Liar, Lunatic, Lord and More
Christian “apologists” (defenders of the faith) from Chesterton to C.S. Lewis, Francis Schaeffer to Josh McDowell, have presented the “clear choice” regarding Jesus of Nazareth: He was either a liar, a lunatic or the Lord. Now that I’m wider awake from my dawn dream I can’t recall all my streaming thoughts from those moments. However, I can clearly say this: this is no clear choice. My answer to these defenders is to “apologize” on behalf of contemporary thinking people. And I can unapologetically state that, in my opinion, the rebel rabbi was all of the above; liar, lunatic and lord–at least to many then and now. “Lord” in first-century Rome was simply another way of saying “Sir” so that’s no big problem. Yet it is true that, whether the man actually said it or not, many of his followers interpreted some of his statements as meaning he was closely related if not identical with The Lord, the LORD (YHVH) of Jewish tradition. As to being a “liar,” I mean he probably knew that some things he said weren’t literally true, that his words would be misunderstood or misinterpreted, but he said them anyway. “White lies” maybe (are there racist tones to that?). As for being a “lunatic,” he certainly said and did things that would today be labeled as such (or at least delusional or a bit psychotic), for instance speaking to his “father” in the sky, addressing satan in his closest friend, casting out demons or envisioning himself as the “Son of Humanity” descending from Heaven to judge the world.
As for being lord or God, the peripatetic preacher identified himself (or, as I said, his biographers identified him) as intimate with the Creator of the Universe. Numerous statements, taken out of context as they all are, would suggest that Jesus felt we all have or could enjoy that intimate relationship or identification (John 17–“[I pray] that they may be one as we are one”). “The kingdom of God is within you” and “As you’ve [abused] the least of these you’ve abused me,” are only a sample.
If there is some way of recovering something of the “real Jesus” behind all the theology, iconology and imagination we might find that indeed he was a little of all these portraits. Personally I have employed him as a helpful social reformer image for my own work, but he could as well be used to stir a revolution, inspire human rights or build religious fortresses. Of course, he has done it all, so to speak. Quite a resume.
The Second Roman Empire (shattered glass)
The Roman Empire spread over much of the known world for many centuries. The Second Roman Empire was the Roman Catholic Church that spread even further across the globe. And, like a mammoth pane of glass raised from Italy and the Middle East, it tipped, fell and shattered into shards into every corner of the cornerless planet.

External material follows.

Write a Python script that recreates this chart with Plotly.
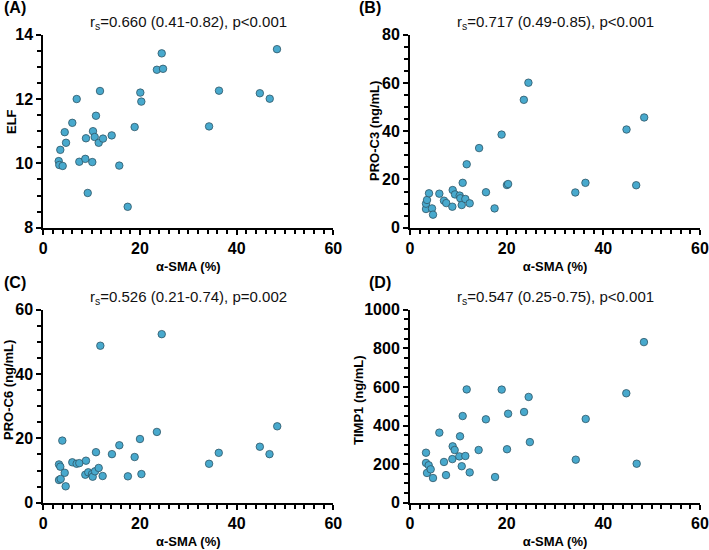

Book of Love? Gated garden of Eden to the Gates of Heaven
Many people of faith say that the bible is really a book of love. “Progressives” claim that the book is useful for its teachings and examples of justice, compassion and human community. I have said this over the years myself. A closer look only points to the same obvious conclusion: How can a book that presents the Great Torturer (allbeit conflicted, controlling, angry and “loving”) be considered a good source for personal or social moral teaching? If, as I have said, this horrible specimen of a parent is shown time and again to cause or be an intimate accomplice to pain, division, cruelty and murder–if this is the biblical god, why not toss the book in the flames? And my question to “Progressive Christians” stands: Do you really need a book or a god to tell you to be good, just, compassionate? Without your progressive beliefs you would not “do what’s right?” That would be troubling to say the least.
What Dreams are made of
My reply to the dream letter from a friend is hard, even a bit harsh, but not unfeeling. I wish her well. I wish every person of faith well–to be healthy and fulfilled, to practice a meaningful life alone and in community. There is no purpose in harassing or hating others simply for their beliefs or disbeliefs. My response here, open as it is to public scrutiny, arose from a feeling of harassment–a letter delivered to my nocturnal “downtime.” Woe is me, these matters have mattered to me for many a year. For far too long I have occupied valuable mental-rental space for this stuff that stuffs the mind with excessive and obsessive spinning and looping imaginations.